Wie sollten höhere Armeeausgaben finanziert werden? Mit Sparen, einer Steuererhöhung, oder soll die Schuldenbremse gelockert werden?
Ich finde es richtig, wenn gespart wird und alle Aufgaben hinterfragt werden. In diesem Fall scheint es so zu sein, dass Sparmassnahmen nicht reichen werden, um den hohen Finanzbedarf zu decken. Hier ist die Frage, ob es temporäre Finanzierungsmöglichkeiten braucht, wie sie in anderen Ländern in Europa jetzt angedacht sind.
Sie sagten, der Platz der Schweiz in Europa sei neu zu definieren. Was meinen Sie damit?
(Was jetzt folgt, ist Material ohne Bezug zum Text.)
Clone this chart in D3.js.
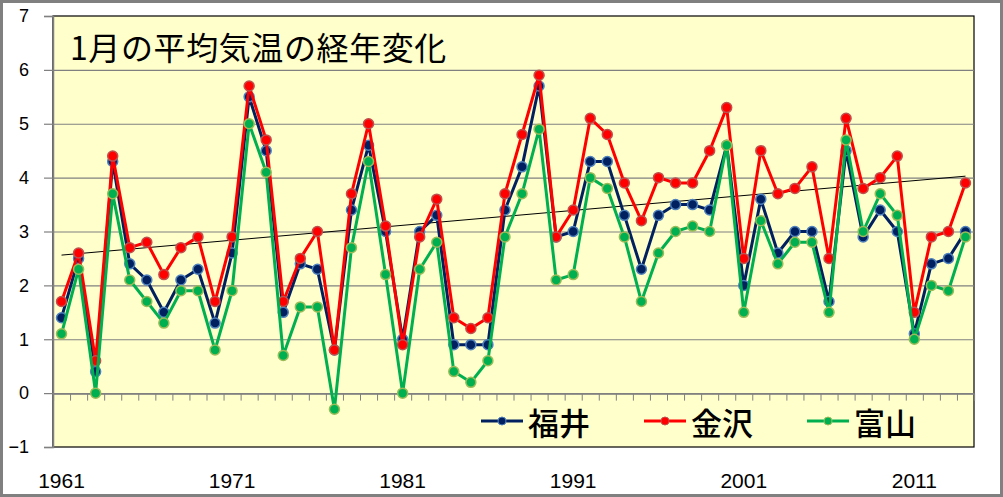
<!DOCTYPE html>
<html>
<head>
<meta charset="utf-8">
<script src="https://cdn.jsdelivr.net/npm/d3@7"></script>
<style>
  body { margin: 0; background: #fff; }
  svg { display: block; }
</style>
</head>
<body>
<svg id="chart" width="1003" height="497"></svg>
<script>
// data (January mean temperature, deg C)
var years = d3.range(1961, 2015);
var fukui = [1.4, 2.5, 0.4, 4.3, 2.4, 2.1, 1.5, 2.1, 2.3, 1.3,
             2.6, 5.5, 4.5, 1.5, 2.4, 2.3, 0.8, 3.4, 4.6, 3.0,
             1.0, 3.0, 3.3, 0.9, 0.9, 0.9, 3.4, 4.2, 5.7, 2.9,
             3.0, 4.3, 4.3, 3.3, 2.3, 3.3, 3.5, 3.5, 3.4, 4.6,
             2.0, 3.6, 2.6, 3.0, 3.0, 1.7, 4.5, 2.9, 3.4, 3.0,
             1.1, 2.4, 2.5, 3.0];
var kanazawa = [1.7, 2.6, 0.6, 4.4, 2.7, 2.8, 2.2, 2.7, 2.9, 1.7,
                2.9, 5.7, 4.7, 1.7, 2.5, 3.0, 0.8, 3.7, 5.0, 3.1,
                0.9, 2.9, 3.6, 1.4, 1.2, 1.4, 3.7, 4.8, 5.9, 2.9,
                3.4, 5.1, 4.8, 3.9, 3.2, 4.0, 3.9, 3.9, 4.5, 5.3,
                2.5, 4.5, 3.7, 3.8, 4.2, 2.5, 5.1, 3.8, 4.0, 4.4,
                1.5, 2.9, 3.0, 3.9];
var toyama = [1.1, 2.3, 0.0, 3.7, 2.1, 1.7, 1.3, 1.9, 1.9, 0.8,
              1.9, 5.0, 4.1, 0.7, 1.6, 1.6, -0.3, 2.7, 4.3, 2.2,
              0.0, 2.3, 2.8, 0.4, 0.2, 0.6, 2.9, 3.7, 4.9, 2.1,
              2.2, 4.0, 3.8, 2.9, 1.7, 2.6, 3.0, 3.1, 3.0, 4.6,
              1.5, 3.2, 2.4, 2.8, 2.8, 1.5, 4.7, 3.0, 3.7, 3.3,
              1.0, 2.0, 1.9, 2.9];
var yTicks = [-1, 0, 1, 2, 3, 4, 5, 6, 7];
var yearLabels = [1961, 1971, 1981, 1991, 2001, 2011];
var title = "1月の平均気温の経年変化";

var series = [
  { name: "福井", values: fukui, line: "#002060", fill: "#002060", edge: "#4f81bd" },
  { name: "金沢", values: kanazawa, line: "#ff0000", fill: "#ff0000", edge: "#c0504d" },
  { name: "富山", values: toyama, line: "#00b050", fill: "#00b050", edge: "#9bbb59" }
];

var plot = { left: 53, right: 974, top: 16, bottom: 447 };

var svg = d3.select("#chart");

var x = d3.scaleBand().domain(years).range([plot.left, plot.right]);
var xi = d3.scaleLinear().domain([0, years.length]).range([plot.left, plot.right]);
var y = d3.scaleLinear().domain([-1, 7]).range([plot.bottom, plot.top]);
var cx = function(yr) { return x(yr) + x.bandwidth() / 2; };

// outer frame
svg.append("rect")
    .attr("x", 1.5).attr("y", 1.5)
    .attr("width", 1000).attr("height", 494)
    .attr("fill", "#fff")
    .attr("stroke", "#808080")
    .attr("stroke-width", 3);

// plot area
svg.append("rect")
    .attr("x", plot.left).attr("y", plot.top)
    .attr("width", plot.right - plot.left).attr("height", plot.bottom - plot.top)
    .attr("fill", "#ffffcc")
    .attr("stroke", "#000")
    .attr("stroke-width", 1.2);

// grid
svg.append("g")
  .selectAll("line")
  .data(yTicks.filter(function(t) { return t > -1 && t < 7; }))
  .join("line")
    .attr("x1", plot.left).attr("x2", plot.right)
    .attr("y1", function(d) { return y(d) + 0.5; })
    .attr("y2", function(d) { return y(d) + 0.5; })
    .attr("stroke", "#808080")
    .attr("stroke-width", 1.2);

// y axis
var yAxis = svg.append("g")
    .attr("transform", "translate(" + plot.left + ",0)")
    .call(d3.axisLeft(y).tickValues(yTicks).tickSize(9).tickPadding(24).tickFormat(d3.format("d")));
yAxis.select(".domain").attr("stroke", "#808080").attr("stroke-width", 1.5);
yAxis.selectAll(".tick line").attr("stroke", "#808080").attr("stroke-width", 1.2);
yAxis.selectAll(".tick text")
    .attr("font-family", "'Liberation Sans', Arial, sans-serif")
    .attr("font-size", 18)
    .attr("fill", "#000")
    .attr("x", -24);

// x axis ticks on the zero line
var xAxis = svg.append("g")
    .attr("transform", "translate(0," + (y(0) + 0.5) + ")")
    .call(d3.axisBottom(xi).tickValues(d3.range(1, years.length)).tickSize(7).tickFormat(""));
xAxis.select(".domain").attr("stroke", "#808080").attr("stroke-width", 1.2);
xAxis.selectAll(".tick line").attr("stroke", "#808080").attr("stroke-width", 1);

// year labels at the bottom
svg.append("g")
  .selectAll("text")
  .data(yearLabels)
  .join("text")
    .attr("x", function(d) { return cx(d); })
    .attr("y", 480)
    .attr("text-anchor", "middle")
    .attr("dominant-baseline", "central")
    .attr("font-family", "'Liberation Sans', Arial, sans-serif")
    .attr("font-size", 21)
    .text(function(d) { return d; });

// trend line (least squares on 金沢)
var n = years.length;
var mx = d3.mean(years), my = d3.mean(kanazawa);
var sxy = d3.sum(years, function(yr, i) { return (yr - mx) * (kanazawa[i] - my); });
var sxx = d3.sum(years, function(yr) { return (yr - mx) * (yr - mx); });
var slope = sxy / sxx;
var trend = function(yr) { return my + slope * (yr - mx); };
svg.append("line")
    .attr("x1", cx(years[0])).attr("y1", y(trend(years[0])))
    .attr("x2", cx(years[n - 1])).attr("y2", y(trend(years[n - 1])))
    .attr("stroke", "#000")
    .attr("stroke-width", 1);

// series
var line = d3.line()
    .x(function(d, i) { return cx(years[i]); })
    .y(function(d) { return y(d); });

series.forEach(function(s) {
  var g = svg.append("g");
  g.append("path")
      .datum(s.values)
      .attr("d", line)
      .attr("fill", "none")
      .attr("stroke", s.line)
      .attr("stroke-width", 3)
      .attr("stroke-linejoin", "round");
  g.selectAll("circle")
    .data(s.values)
    .join("circle")
      .attr("cx", function(d, i) { return cx(years[i]); })
      .attr("cy", function(d) { return y(d); })
      .attr("r", 5)
      .attr("fill", s.fill)
      .attr("stroke", s.edge)
      .attr("stroke-width", 1.5);
});

// title
svg.append("text")
    .attr("x", 70)
    .attr("y", 45.5)
    .attr("dominant-baseline", "central")
    .attr("font-family", "'Noto Sans CJK JP', sans-serif")
    .attr("font-size", 32)
    .attr("letter-spacing", 0.6)
    .text(title);

// legend
var legendX = [481, 644, 807];
var legend = svg.append("g")
  .selectAll("g")
  .data(series)
  .join("g")
    .attr("transform", function(d, i) { return "translate(" + legendX[i] + ",421)"; });
legend.append("line")
    .attr("x1", 0).attr("x2", 42)
    .attr("stroke", function(d) { return d.line; })
    .attr("stroke-width", 3);
legend.append("circle")
    .attr("cx", 21).attr("r", 4)
    .attr("fill", function(d) { return d.fill; })
    .attr("stroke", function(d) { return d.edge; })
    .attr("stroke-width", 1);
legend.append("text")
    .attr("x", 47)
    .attr("dominant-baseline", "central")
    .attr("font-family", "'Noto Sans CJK JP', sans-serif")
    .attr("font-size", 31)
    .attr("font-weight", 500)
    .text(function(d) { return d.name; });
</script>
</body>
</html>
Wie Sie alle wissen, verändern sich die nordatlantischen Beziehungen momentan. Die Folgen für die europäische Sicherheitspolitik sind noch unklar. Die Schweiz muss in dieser neuen geopolitischen Situation ihre Rolle finden. Die Neutralität hat sich immer verändert, ohne ihren Kern aufzugeben. Das sollte auch in Zukunft möglich sein mit einer gewissen Flexibilität, zugunsten unseres Landes.
Wie weit wollen Sie bei der Zusammenarbeit mit der Nato gehen?
Stellt man den Nutzen in den Vordergrund und nicht eine Ideologie, ist viel Verständnis für die Interoperabilität mit Nato-Staaten vorhanden. Das konnte ich in den Gesprächen mit allen Parteien spüren. Es geht um gemeinsame Übungen oder auch Rüstungsbeschaffungen mit der Nato oder der EU. Diese Kooperationen müssen weitergeführt werden.